Change management must balance speed with safety. Enterprises need to ship features and fixes continuously, but changes to production systems serving millions of users carry risk. Effective change management uses automation, progressive rollouts, and fast rollback capabilities to allow rapid iteration without creating instability.
These operational capabilities are not add-ons. They are core requirements for running customer-facing systems reliably at scale.
Why Enterprise Leaders Should Care About Technical Execution
For C-suite executives and board members, the technical details of how systems get built might seem like implementation concerns that can be delegated. But the difference between a system that works reliably at scale and one that does not has direct business impact.
Downtime on customer-facing systems damages brand reputation and customer trust in ways that are difficult to repair. Customers remember when systems fail at critical moments. They also compare enterprise systems to the consumer experiences they use daily, which set high expectations for reliability and performance.
Operational instability creates internal costs that compound over time. When systems are fragile, engineering teams spend most of their time on firefighting rather than delivering new capabilities. This slows down the entire digital roadmap and makes it harder to respond to competitive pressure or market changes.

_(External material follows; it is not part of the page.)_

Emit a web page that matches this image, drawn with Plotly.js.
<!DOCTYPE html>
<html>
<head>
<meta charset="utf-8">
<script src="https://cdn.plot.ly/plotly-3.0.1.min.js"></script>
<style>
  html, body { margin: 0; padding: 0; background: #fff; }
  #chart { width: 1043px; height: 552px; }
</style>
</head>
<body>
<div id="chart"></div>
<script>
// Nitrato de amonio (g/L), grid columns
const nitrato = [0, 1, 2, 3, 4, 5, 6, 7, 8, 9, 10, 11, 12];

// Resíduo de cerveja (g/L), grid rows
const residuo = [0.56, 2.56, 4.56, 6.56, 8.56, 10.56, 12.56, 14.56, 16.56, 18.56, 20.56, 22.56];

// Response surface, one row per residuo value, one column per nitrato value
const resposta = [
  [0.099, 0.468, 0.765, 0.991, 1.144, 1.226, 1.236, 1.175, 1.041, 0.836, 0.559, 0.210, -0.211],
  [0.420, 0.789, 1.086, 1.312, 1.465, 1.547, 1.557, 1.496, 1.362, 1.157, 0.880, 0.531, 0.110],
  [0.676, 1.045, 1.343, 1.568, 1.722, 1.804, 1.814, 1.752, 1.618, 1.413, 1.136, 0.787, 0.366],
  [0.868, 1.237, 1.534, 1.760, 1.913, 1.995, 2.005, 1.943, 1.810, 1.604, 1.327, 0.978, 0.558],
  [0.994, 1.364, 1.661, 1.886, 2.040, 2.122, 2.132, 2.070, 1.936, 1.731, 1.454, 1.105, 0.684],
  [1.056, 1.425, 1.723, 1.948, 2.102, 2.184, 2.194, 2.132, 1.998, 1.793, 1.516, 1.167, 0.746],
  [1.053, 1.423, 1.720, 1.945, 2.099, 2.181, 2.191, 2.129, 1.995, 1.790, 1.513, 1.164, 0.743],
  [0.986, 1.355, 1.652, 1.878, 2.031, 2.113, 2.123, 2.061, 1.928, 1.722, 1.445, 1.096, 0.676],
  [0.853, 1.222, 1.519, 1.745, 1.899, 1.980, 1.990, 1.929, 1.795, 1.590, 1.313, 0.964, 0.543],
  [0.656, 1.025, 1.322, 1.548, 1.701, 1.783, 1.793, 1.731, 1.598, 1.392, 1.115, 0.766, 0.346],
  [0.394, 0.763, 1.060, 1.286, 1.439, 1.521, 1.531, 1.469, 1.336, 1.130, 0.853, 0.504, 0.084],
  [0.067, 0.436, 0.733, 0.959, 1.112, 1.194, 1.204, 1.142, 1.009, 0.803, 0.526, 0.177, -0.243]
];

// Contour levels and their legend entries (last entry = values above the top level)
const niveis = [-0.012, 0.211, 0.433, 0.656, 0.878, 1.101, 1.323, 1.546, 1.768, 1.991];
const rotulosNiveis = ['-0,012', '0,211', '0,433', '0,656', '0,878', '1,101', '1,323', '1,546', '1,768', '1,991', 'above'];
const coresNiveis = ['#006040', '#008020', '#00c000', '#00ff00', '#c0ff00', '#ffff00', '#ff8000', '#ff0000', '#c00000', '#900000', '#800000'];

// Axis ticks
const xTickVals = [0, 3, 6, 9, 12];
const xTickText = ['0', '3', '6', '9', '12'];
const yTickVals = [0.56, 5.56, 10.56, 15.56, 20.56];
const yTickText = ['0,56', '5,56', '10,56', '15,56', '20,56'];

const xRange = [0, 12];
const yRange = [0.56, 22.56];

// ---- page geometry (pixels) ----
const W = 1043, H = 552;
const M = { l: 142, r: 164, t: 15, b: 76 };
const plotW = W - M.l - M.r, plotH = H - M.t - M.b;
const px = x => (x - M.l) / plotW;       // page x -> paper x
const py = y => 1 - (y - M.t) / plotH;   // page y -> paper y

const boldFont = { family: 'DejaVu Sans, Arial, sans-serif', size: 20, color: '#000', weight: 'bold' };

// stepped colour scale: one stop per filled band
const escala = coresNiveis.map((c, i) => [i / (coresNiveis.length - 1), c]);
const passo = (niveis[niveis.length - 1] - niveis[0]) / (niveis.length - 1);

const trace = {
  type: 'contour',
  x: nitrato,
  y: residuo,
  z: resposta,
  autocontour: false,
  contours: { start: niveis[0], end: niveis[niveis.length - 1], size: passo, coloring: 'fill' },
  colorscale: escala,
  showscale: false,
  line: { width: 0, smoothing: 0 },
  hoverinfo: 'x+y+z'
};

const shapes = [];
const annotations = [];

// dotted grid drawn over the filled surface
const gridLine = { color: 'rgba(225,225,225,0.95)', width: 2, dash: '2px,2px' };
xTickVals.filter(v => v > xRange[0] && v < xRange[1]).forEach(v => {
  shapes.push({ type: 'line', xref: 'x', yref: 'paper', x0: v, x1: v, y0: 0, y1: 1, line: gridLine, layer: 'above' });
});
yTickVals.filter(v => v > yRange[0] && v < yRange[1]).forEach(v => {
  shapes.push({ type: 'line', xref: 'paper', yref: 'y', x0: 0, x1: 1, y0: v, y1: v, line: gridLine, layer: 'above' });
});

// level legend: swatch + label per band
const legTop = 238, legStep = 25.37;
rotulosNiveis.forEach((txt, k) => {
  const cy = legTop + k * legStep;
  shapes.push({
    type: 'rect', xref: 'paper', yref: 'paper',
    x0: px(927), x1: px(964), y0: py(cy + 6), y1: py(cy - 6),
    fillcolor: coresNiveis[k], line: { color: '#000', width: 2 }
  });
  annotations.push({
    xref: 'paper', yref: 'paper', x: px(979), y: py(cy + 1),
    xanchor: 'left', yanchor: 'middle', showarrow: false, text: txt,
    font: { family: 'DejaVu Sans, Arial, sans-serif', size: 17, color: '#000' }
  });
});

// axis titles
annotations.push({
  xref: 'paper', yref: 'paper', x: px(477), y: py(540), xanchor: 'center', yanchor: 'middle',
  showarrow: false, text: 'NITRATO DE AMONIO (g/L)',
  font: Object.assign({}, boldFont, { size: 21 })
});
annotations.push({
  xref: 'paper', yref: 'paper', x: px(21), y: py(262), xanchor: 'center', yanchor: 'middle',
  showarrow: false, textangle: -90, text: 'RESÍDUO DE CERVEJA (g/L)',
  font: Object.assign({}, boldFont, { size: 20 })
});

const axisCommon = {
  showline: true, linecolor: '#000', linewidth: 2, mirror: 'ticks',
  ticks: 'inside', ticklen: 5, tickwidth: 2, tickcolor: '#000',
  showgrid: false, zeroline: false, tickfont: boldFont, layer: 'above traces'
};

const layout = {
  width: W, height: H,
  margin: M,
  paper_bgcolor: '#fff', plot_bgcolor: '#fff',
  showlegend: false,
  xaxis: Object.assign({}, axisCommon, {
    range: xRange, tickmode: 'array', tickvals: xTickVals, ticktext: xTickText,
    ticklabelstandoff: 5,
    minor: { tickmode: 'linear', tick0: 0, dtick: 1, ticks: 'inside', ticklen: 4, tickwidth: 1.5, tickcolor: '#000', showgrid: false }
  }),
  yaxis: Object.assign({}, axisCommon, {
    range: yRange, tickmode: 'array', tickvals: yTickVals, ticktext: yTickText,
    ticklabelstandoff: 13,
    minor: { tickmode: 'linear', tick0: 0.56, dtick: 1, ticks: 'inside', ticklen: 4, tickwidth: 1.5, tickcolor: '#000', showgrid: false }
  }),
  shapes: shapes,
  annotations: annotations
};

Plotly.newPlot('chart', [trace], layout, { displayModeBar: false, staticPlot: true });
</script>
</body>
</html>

Getting technical execution right the first time is significantly cheaper than fixing it later. Rearchitecting a system that is already in production serving millions of users is expensive, risky, and time-consuming. Making the right architectural choices before launch avoids this problem entirely.
The enterprises that succeed with large-scale customer-facing systems treat technical execution as a strategic priority, not just a delivery problem. They invest in experienced teams, they make time for proper architecture and operational readiness, and they choose partners based on execution capability rather than brand recognition or cost. That approach delivers better outcomes and lower total cost of ownership over the system lifecycle.